What is needed =
Copy out the lines that have "matplotlib" in them.
--------
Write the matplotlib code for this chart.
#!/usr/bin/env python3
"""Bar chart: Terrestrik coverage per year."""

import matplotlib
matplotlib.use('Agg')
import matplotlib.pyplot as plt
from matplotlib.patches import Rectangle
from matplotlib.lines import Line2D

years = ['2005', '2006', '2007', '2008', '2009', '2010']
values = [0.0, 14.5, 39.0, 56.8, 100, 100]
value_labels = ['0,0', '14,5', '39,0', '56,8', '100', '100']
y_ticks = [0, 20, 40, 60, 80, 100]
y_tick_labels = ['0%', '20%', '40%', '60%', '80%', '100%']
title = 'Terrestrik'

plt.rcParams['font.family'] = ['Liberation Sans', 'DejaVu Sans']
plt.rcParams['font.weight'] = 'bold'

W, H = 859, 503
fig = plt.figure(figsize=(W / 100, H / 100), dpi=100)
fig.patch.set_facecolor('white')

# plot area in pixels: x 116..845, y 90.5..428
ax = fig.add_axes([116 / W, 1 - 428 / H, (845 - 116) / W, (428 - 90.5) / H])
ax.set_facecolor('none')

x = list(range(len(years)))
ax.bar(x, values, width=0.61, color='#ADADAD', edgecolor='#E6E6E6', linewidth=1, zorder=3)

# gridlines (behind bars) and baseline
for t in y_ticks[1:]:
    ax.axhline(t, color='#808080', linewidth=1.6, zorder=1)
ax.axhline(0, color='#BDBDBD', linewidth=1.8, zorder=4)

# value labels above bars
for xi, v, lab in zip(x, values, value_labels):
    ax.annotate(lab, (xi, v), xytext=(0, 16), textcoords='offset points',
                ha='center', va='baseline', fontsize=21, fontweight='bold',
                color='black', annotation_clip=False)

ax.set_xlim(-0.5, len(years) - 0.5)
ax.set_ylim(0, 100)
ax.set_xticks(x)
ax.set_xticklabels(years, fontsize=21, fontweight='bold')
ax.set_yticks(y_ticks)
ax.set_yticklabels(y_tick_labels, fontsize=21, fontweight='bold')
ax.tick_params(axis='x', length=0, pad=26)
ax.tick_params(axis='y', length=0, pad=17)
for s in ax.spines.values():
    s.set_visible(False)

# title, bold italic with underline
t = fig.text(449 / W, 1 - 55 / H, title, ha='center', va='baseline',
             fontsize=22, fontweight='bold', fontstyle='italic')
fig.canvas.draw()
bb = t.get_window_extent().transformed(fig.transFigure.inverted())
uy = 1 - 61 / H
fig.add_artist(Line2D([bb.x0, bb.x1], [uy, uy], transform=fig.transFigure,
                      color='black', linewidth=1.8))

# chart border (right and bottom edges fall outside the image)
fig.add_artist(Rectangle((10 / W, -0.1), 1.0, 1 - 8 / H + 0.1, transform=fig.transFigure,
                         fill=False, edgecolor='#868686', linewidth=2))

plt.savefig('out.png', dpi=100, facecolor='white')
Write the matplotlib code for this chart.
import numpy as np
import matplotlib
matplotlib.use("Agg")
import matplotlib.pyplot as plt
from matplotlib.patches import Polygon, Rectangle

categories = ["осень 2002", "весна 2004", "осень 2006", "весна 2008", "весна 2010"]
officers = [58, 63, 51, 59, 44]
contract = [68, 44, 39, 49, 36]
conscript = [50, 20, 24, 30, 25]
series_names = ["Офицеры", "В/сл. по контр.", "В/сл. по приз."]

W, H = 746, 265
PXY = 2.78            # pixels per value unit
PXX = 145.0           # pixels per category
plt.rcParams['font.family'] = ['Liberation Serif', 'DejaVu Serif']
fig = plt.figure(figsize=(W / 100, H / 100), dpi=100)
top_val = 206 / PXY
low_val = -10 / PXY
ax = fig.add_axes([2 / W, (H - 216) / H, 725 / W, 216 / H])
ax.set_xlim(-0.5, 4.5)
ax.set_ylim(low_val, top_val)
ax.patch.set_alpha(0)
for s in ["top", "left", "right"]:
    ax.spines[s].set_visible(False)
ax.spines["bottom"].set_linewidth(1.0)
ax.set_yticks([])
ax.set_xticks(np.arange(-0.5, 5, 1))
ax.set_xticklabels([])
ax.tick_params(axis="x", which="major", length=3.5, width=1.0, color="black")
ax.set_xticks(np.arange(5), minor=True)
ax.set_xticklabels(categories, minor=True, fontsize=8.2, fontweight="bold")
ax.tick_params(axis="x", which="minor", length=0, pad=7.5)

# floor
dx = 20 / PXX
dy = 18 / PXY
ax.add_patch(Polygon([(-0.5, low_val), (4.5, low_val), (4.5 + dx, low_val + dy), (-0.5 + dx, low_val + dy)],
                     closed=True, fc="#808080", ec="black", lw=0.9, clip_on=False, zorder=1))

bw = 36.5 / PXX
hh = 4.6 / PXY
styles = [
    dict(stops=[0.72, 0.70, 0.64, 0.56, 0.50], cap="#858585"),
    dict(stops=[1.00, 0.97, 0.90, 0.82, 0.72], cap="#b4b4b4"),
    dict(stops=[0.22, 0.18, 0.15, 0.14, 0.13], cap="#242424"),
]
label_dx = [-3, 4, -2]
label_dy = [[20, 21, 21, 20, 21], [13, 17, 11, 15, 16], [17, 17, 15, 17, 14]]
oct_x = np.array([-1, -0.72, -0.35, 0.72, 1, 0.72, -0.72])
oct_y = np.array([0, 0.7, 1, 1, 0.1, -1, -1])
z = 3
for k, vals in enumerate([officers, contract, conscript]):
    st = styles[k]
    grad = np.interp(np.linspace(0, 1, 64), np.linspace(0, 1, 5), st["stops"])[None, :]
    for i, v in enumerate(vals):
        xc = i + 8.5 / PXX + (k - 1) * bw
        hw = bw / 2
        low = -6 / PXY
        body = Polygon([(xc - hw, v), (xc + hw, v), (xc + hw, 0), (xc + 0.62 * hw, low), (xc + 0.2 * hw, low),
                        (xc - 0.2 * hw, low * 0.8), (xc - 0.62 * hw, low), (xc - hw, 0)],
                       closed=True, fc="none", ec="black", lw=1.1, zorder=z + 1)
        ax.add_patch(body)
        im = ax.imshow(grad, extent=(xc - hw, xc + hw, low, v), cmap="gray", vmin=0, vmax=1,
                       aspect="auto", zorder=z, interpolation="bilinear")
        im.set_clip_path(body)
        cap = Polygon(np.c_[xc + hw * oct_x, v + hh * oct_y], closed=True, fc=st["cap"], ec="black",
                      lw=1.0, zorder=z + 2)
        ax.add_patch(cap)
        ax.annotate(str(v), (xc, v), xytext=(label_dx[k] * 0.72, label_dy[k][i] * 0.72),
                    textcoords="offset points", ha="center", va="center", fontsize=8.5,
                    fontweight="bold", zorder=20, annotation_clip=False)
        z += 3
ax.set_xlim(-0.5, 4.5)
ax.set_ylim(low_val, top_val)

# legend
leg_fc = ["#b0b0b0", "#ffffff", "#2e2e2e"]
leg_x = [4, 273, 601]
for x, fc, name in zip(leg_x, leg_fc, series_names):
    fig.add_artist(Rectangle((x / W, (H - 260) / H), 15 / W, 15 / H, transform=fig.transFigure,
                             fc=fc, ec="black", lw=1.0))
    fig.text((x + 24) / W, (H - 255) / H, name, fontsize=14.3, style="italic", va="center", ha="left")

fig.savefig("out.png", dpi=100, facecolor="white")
--------
Worked solution =
Write the matplotlib code for this chart.
import matplotlib
matplotlib.use('Agg')
import matplotlib.pyplot as plt
from matplotlib.patches import Rectangle
from matplotlib.lines import Line2D
Write the matplotlib code for this chart.
import matplotlib
matplotlib.use("Agg")
import matplotlib.pyplot as plt
from matplotlib.patches import Polygon, Rectangle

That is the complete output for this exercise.